One of the strengths of the original 1933-1954 radio program was that it took itself seriously. Half of its audience were adults. When, back in Trenton, N.J., my brother David and I went out to play after dinner, we stopped to pick up our friend Lane Grover who lived a few houses down. If it was 7:30 on a Monday, Wednesday or Friday night, when we entered the living room we had to hush up. Mr. Van Buskirk, Lane’s grandfather, had his ear pinned to the radio; nothing took precedence over “The Lone Ranger.” Mr. Van Buskirk was a veteran of the Spanish American War! This was not a fantasy “return to yesteryear,” he had grown up in something close to the culture he was listening to. And the simple theme of a mysterious brave and good man and his Indian friend who ride into the lives of people who need them, who save victims of injustice and ride away without waiting for thanks, held a universal appeal that satisfied the generations of the Spanish American War, World War I and World War II and the Korean War.

And the classical music providing the atmosphere gave it a timelessness that pop hits would have destroyed.

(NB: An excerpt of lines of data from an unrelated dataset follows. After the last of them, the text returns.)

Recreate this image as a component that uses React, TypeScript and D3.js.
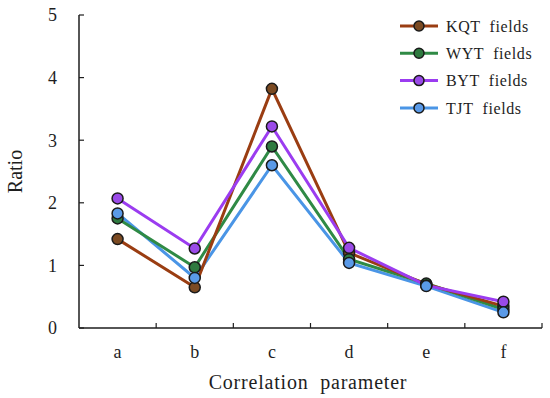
import * as d3 from "d3";
import { useRef, useEffect } from "react";

const categories = ["a", "b", "c", "d", "e", "f"];
const kqt = [1.42, 0.65, 3.82, 1.2, 0.7, 0.35];
const wyt = [1.75, 0.97, 2.9, 1.1, 0.71, 0.3];
const byt = [2.07, 1.27, 3.22, 1.28, 0.68, 0.42];
const tjt = [1.83, 0.8, 2.6, 1.04, 0.67, 0.25];
const yTicks = [0, 1, 2, 3, 4, 5];

const series = [
  { name: "KQT  fields", values: kqt, line: "#9a3d12", fill: "#7b4a22" },
  { name: "WYT  fields", values: wyt, line: "#2f8a45", fill: "#2f7a40" },
  { name: "BYT  fields", values: byt, line: "#9b3cf0", fill: "#9a4ae8" },
  { name: "TJT  fields", values: tjt, line: "#4a95e6", fill: "#5a9ae8" },
];

export default function App() {
  const svgRef = useRef<SVGSVGElement>(null);
  const width = 550;
  const height = 398;
  const marginLeft = 79;
  const marginRight = 8;
  const marginTop = 15;
  const marginBottom = 70;

  useEffect(() => {
    const svg = d3.select(svgRef.current);
    svg.selectAll("*").remove();

    const x = d3
      .scaleBand()
      .domain(categories)
      .range([marginLeft, width - marginRight]);
    const y = d3
      .scaleLinear()
      .domain([0, 5])
      .range([height - marginBottom, marginTop]);

    const font = "Liberation Serif";
    const ink = "#1e1e1e";

    // axes
    const gx = svg
      .append("g")
      .attr("transform", `translate(0,${height - marginBottom})`);
    gx.append("line")
      .attr("x1", marginLeft)
      .attr("x2", width - marginRight)
      .attr("stroke", ink)
      .attr("stroke-width", 1.5);
    const bounds = categories.map((c) => x(c)!).concat([width - marginRight]);
    gx.selectAll(".xt")
      .data(bounds.slice(1))
      .join("line")
      .attr("x1", (d) => d)
      .attr("x2", (d) => d)
      .attr("y1", 0)
      .attr("y2", -5)
      .attr("stroke", ink)
      .attr("stroke-width", 1.2);
    gx.selectAll(".xl")
      .data(categories)
      .join("text")
      .attr("x", (d) => x(d)! + x.bandwidth() / 2)
      .attr("y", 30)
      .attr("text-anchor", "middle")
      .attr("font-family", font)
      .attr("font-size", 18)
      .attr("fill", ink)
      .text((d) => d);

    const gy = svg.append("g").attr("transform", `translate(${marginLeft},0)`);
    gy.append("line")
      .attr("y1", y(0))
      .attr("y2", y(5))
      .attr("stroke", ink)
      .attr("stroke-width", 1.5);
    gy.selectAll(".yt")
      .data(yTicks)
      .join("line")
      .attr("y1", (d) => y(d))
      .attr("y2", (d) => y(d))
      .attr("x1", 0)
      .attr("x2", 5)
      .attr("stroke", ink)
      .attr("stroke-width", 1.2);
    gy.selectAll(".yl")
      .data(yTicks)
      .join("text")
      .attr("x", -22)
      .attr("y", (d) => y(d))
      .attr("dy", "0.35em")
      .attr("text-anchor", "end")
      .attr("font-family", font)
      .attr("font-size", 18)
      .attr("fill", ink)
      .text((d) => d);

    svg
      .append("text")
      .attr("transform", `translate(22,${(y(0) + y(5)) / 2}) rotate(-90)`)
      .attr("text-anchor", "middle")
      .attr("font-family", font)
      .attr("font-size", 20)
      .attr("fill", ink)
      .text("Ratio");

    svg
      .append("text")
      .attr("x", 308)
      .attr("y", 389)
      .attr("text-anchor", "middle")
      .attr("font-family", font)
      .attr("font-size", 20)
      .attr("letter-spacing", 0.8)
      .style("white-space", "pre")
      .attr("fill", ink)
      .text("Correlation  parameter");

    const cx = (i: number) => x(categories[i])! + x.bandwidth() / 2;
    const line = d3
      .line<number>()
      .x((_, i) => cx(i))
      .y((d) => y(d));

    // lines first, then markers
    const order = [3, 1, 0, 2];
    order.forEach((si) => {
      const s = series[si];
      svg
        .append("path")
        .datum(s.values)
        .attr("fill", "none")
        .attr("stroke", s.line)
        .attr("stroke-width", 3)
        .attr("d", line);
    });
    [0, 1, 2, 3].forEach((si) => {
      const s = series[si];
      svg
        .append("g")
        .selectAll("circle")
        .data(s.values)
        .join("circle")
        .attr("cx", (_, i) => cx(i))
        .attr("cy", (d) => y(d))
        .attr("r", 5.5)
        .attr("fill", s.fill)
        .attr("stroke", "#1a1a1a")
        .attr("stroke-width", 1.5);
    });

    // legend
    const lg = svg.append("g");
    series.forEach((s, i) => {
      const ly = 26 + i * 27.3;
      lg.append("line")
        .attr("x1", 400)
        .attr("x2", 438)
        .attr("y1", ly)
        .attr("y2", ly)
        .attr("stroke", s.line)
        .attr("stroke-width", 3);
      lg.append("circle")
        .attr("cx", 419)
        .attr("cy", ly)
        .attr("r", 5)
        .attr("fill", s.fill)
        .attr("stroke", "#1a1a1a")
        .attr("stroke-width", 1.5);
      lg.append("text")
        .attr("x", 446)
        .attr("y", ly)
        .attr("dy", "0.35em")
        .attr("font-family", font)
        .attr("font-size", 16)
        .attr("letter-spacing", 0.6)
        .style("white-space", "pre")
        .attr("fill", ink)
        .text(s.name);
    });
  }, []);

  return (
    <svg
      ref={svgRef}
      width={width}
      height={height}
      style={{ position: "absolute", left: 0, top: 0, background: "#fff" }}
    />
  );
}
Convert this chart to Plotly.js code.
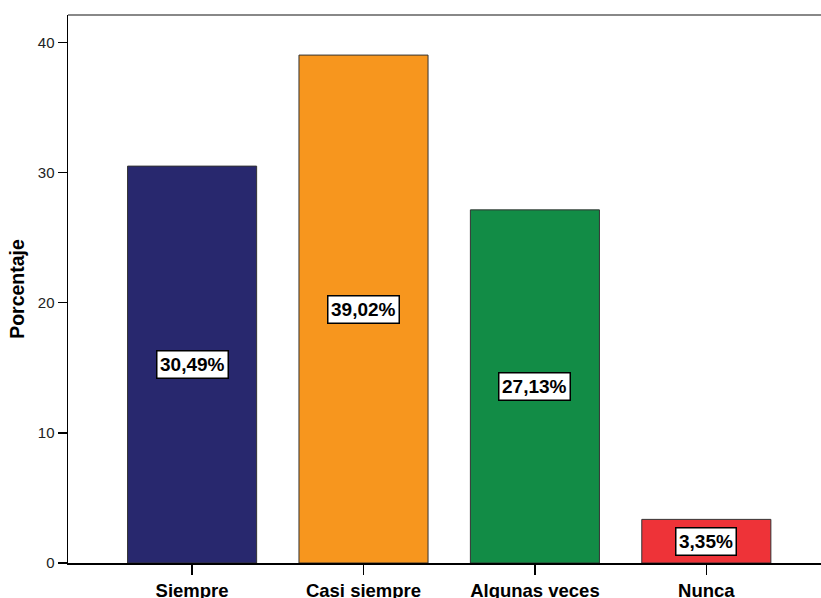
<!DOCTYPE html>
<html><head><meta charset="utf-8">
<script src="https://cdn.plot.ly/plotly-3.0.1.min.js"></script>
<style>html,body{margin:0;padding:0;background:#fff;overflow:hidden}</style>
</head><body><div id="chart" style="width:821px;height:598px"></div>
<script>
const categories = ["Siempre", "Casi siempre", "Algunas veces", "Nunca"];
const values = [30.49, 39.02, 27.13, 3.35];
const labels = ["30,49%", "39,02%", "27,13%", "3,35%"];
const colors = ["#28286E", "#F7961E", "#128C46", "#EE3338"];
const yTicks = [0, 10, 20, 30, 40];

const trace = {
  type: "bar",
  x: categories,
  y: values,
  width: 0.753,
  marker: {color: colors, line: {color: "#333333", width: 1}},
  hoverinfo: "skip"
};

const annotations = categories.map((c, i) => ({
  x: c, y: values[i] / 2, xref: "x", yref: "y",
  text: "<b>" + labels[i] + "</b>", showarrow: false,
  font: {family: "Liberation Sans, Arial, sans-serif", size: 19, color: "#000"},
  bgcolor: "#ffffff", bordercolor: "#000000", borderwidth: 1.5, borderpad: 2.5
}));

const layout = {
  width: 821, height: 598,
  margin: {l: 68, r: 0, t: 15, b: 35},
  paper_bgcolor: "#ffffff", plot_bgcolor: "#ffffff",
  showlegend: false,
  bargap: 0,
  xaxis: {
    type: "category",
    range: [-0.724, 3.669],
    showgrid: false, zeroline: false,
    showline: true, linecolor: "#000", linewidth: 1.5,
    ticks: "outside", ticklen: 10, tickwidth: 1.5, tickcolor: "#000",
    tickfont: {family: "Liberation Sans, Arial, sans-serif", size: 18.5, color: "#000", weight: "bold"},
    fixedrange: true
  },
  yaxis: {
    range: [0, 42.1],
    tickvals: yTicks,
    showgrid: false, zeroline: false,
    showline: true, linecolor: "#000", linewidth: 1.5,
    ticks: "outside", ticklen: 9, tickwidth: 1.5, tickcolor: "#000",
    tickfont: {family: "Liberation Sans, Arial, sans-serif", size: 15, color: "#222"},
    title: {text: "<b>Porcentaje</b>", standoff: 8,
      font: {family: "Liberation Sans, Arial, sans-serif", size: 19.5, color: "#000"}},
    fixedrange: true
  },
  shapes: [{type: "line", xref: "paper", yref: "paper", x0: 0, x1: 1, y0: 1, y1: 1,
    line: {color: "#888888", width: 2}}],
  annotations: annotations
};

Plotly.newPlot("chart", [trace], layout, {displayModeBar: false, staticPlot: true});
</script></body></html>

Besides the familiar William Tell opening and closing, Smetena’s “Die Moldau” and Liszt’s “Les Preludes,” signaled the passage of time, usually preceded by the Lone Ranger explaining, “Now Tonto, here is my plan . . .” Wagner’s “Rienzi” overture was perfect for cavalry charges as the troops galloped to the rescue.

I saw this “Lone Ranger” just a few days after watching the latest James Bond adventure fantasy, “Skyfall,” and was stunned by the similarities. Neither took itself or the audience seriously. “Skyfall” opens with a motorcycle chase over the rooftops of an exotic foreign capital, as if motorcycles can jump from roof to roof. “The Lone Ranger” climaxes as a runaway train containing all the characters with guns pointed at each other roars through tunnels and up and down mountains as the Lone Ranger mounted on Silver gallops at 65 miles and hour across the roofs of the bouncing cars. It reminded me more than anything of a Bugs Bunny cartoon.

The film is generally faithful to the original plot wherein the Lone Ranger, with his brother Dan, as a deputy Texas Ranger is shot in ambush by super-ugly outlaw Butch Cavendish and left for dead. Tonto finds him among the corpses and nurses him back to life and a new identity. Ironically I was reminded of the 1941 episode where the actor who played the Lone Ranger, with a deep baritone voice, was killed in an auto accident and the script writers had to adapt the story so the listeners would not notice the voice-change in the new actor and hero Brace Beemer. So they had the Lone Ranger wounded in battle and speaking only a few words as gradually Tonto secretly nursed him back to health.

This film has one redeeming quality: the final train battle, silly as it is, is rescued not by the script but by Rossini’s music. The “William Tell Overture” composed for marching Swiss soldiers, is perfect for galloping horses, even on the top of a train.

Dear Hollywood, please try again; but you can’t expect an audience to respect your work if you ridicule it yourself.